On Aug 10, 9:43 am, Paolo <pgri...@gmail.com> wrote:
> On Aug 8, 9:57 pm, Jeremy Bailin <astroco...@gmail.com> wrote:
>
>
>
>
>
>> On Jul 29, 9:38 am, Paolo <pgri...@gmail.com> wrote:
>
>>> On Jul 28, 7:09 pm, Rob <rob.webina...@gmail.com> wrote:
>
>>>> Has anyone implemented the combinatorial function which the "n choose
>>>> k" combinations of an input vector, like Matlab's nchoosek? I'm not
>>>> talking about just the binomial coefficient n!/(m!*(n-m)!). I'm
>>>> interested in getting the "n choose k" combinations.
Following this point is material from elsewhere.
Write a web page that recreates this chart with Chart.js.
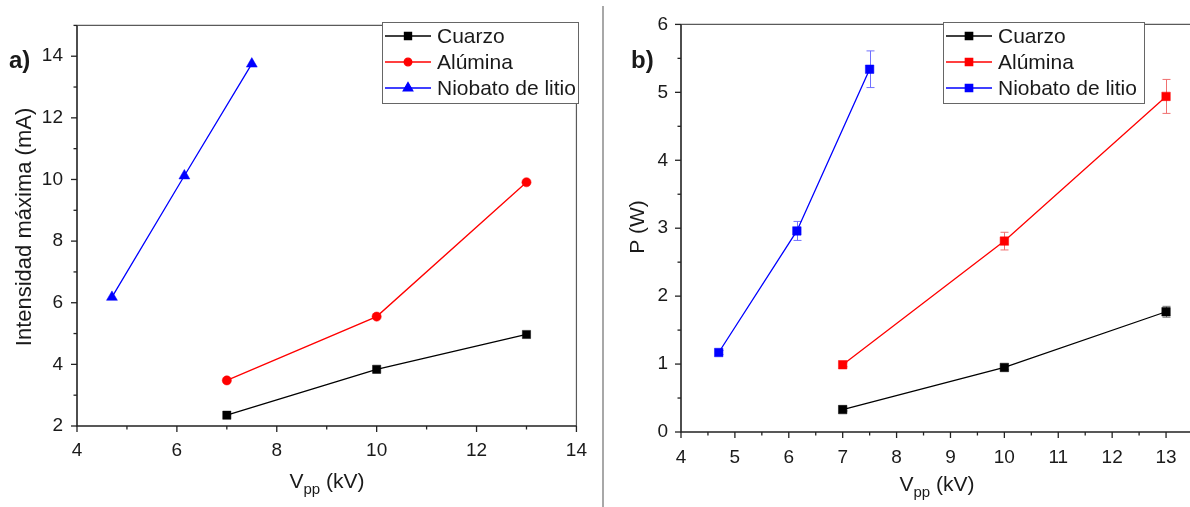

Matlab's
>>>> function:
>
>>>> http://www.mathworks.com/access/helpdesk/help/techdoc/index. html?/acc...
>
>>>> Example:
>>>> octave-3.0.5:2> nchoosek([1,2,3,4],2)
>>>> ans =
>
>>>> 1 2
>>>> 1 3
>>>> 1 4
>>>> 2 3
>>>> 2 4
>>>> 3 4
>
>>>> If not, I will just codify Matlab/Octave's nchoosek() and submit to
>>>> ITT Vis or something like that.
>
>>>> R
>
>>> Yes, I posted this function to the newsgroup a few years ago.
>
>>> http://tinyurl.com/nra4d8
>
>>> I report it below.
>
>>> To reproduce your result:
>>> a=[1,2,3,4]
>>> combind=pgcomb(4,2)
>>> print,a[combind]
>>> or
>>> print,pgcomb(4,2)+1 if you are lazy :)
>
>>> It's a nice example of a routine that would be
>>> somewhat harder to write without a BREAK statement :)
>
>>> Ciao,
>>> Paolo
>
>>> FUNCTION pgcomb,n,j
>>> ;;number of combinations of j elements chosen from n
>>> nelres=long(factorial(n)/(factorial(j)*factorial(n-j)))
>
>>> res=intarr(j,nelres);array for the result
>>> res[*,0]=indgen(j);initialize first combination
>
>>> FOR i=1,nelres-1 DO BEGIN;go over all combinations
>>> res[*,i]=res[*,i-1];initialize with previous value
>
>>> FOR k=1,j DO BEGIN;scan numbers from right to left
>
>>> IF res[j-k,i] LT n-k THEN BEGIN;check if number can be increased
>
>>> res[j-k,i]=res[j-k,i-1]+1;do so
>
>>> ;if number has been increased, set all numbers to its right
>>> ;as low as possible
>>> IF k GT 1 THEN res[j-k+1:j-1,i]=indgen(k-1)+res[j-k,i]+1
>
>>> BREAK;we can skip to the next combination
>
>>> ENDIF
>
>>> ENDFOR
>
>>> ENDFOR
>
>>> RETURN,res
>
>>> END
>
>> Here's a vectorized version... probably less efficient in most regions
>> of parameter space, but might be better if k isn't too large and the
>> number of combinations is large:
>
>> IDL> a = [1,2,3,4]
>> IDL> n = n_elements(a)
>> IDL> k = 2L
>> IDL> q = array_indices(replicate(n,k),lindgen(n^k),/dimen)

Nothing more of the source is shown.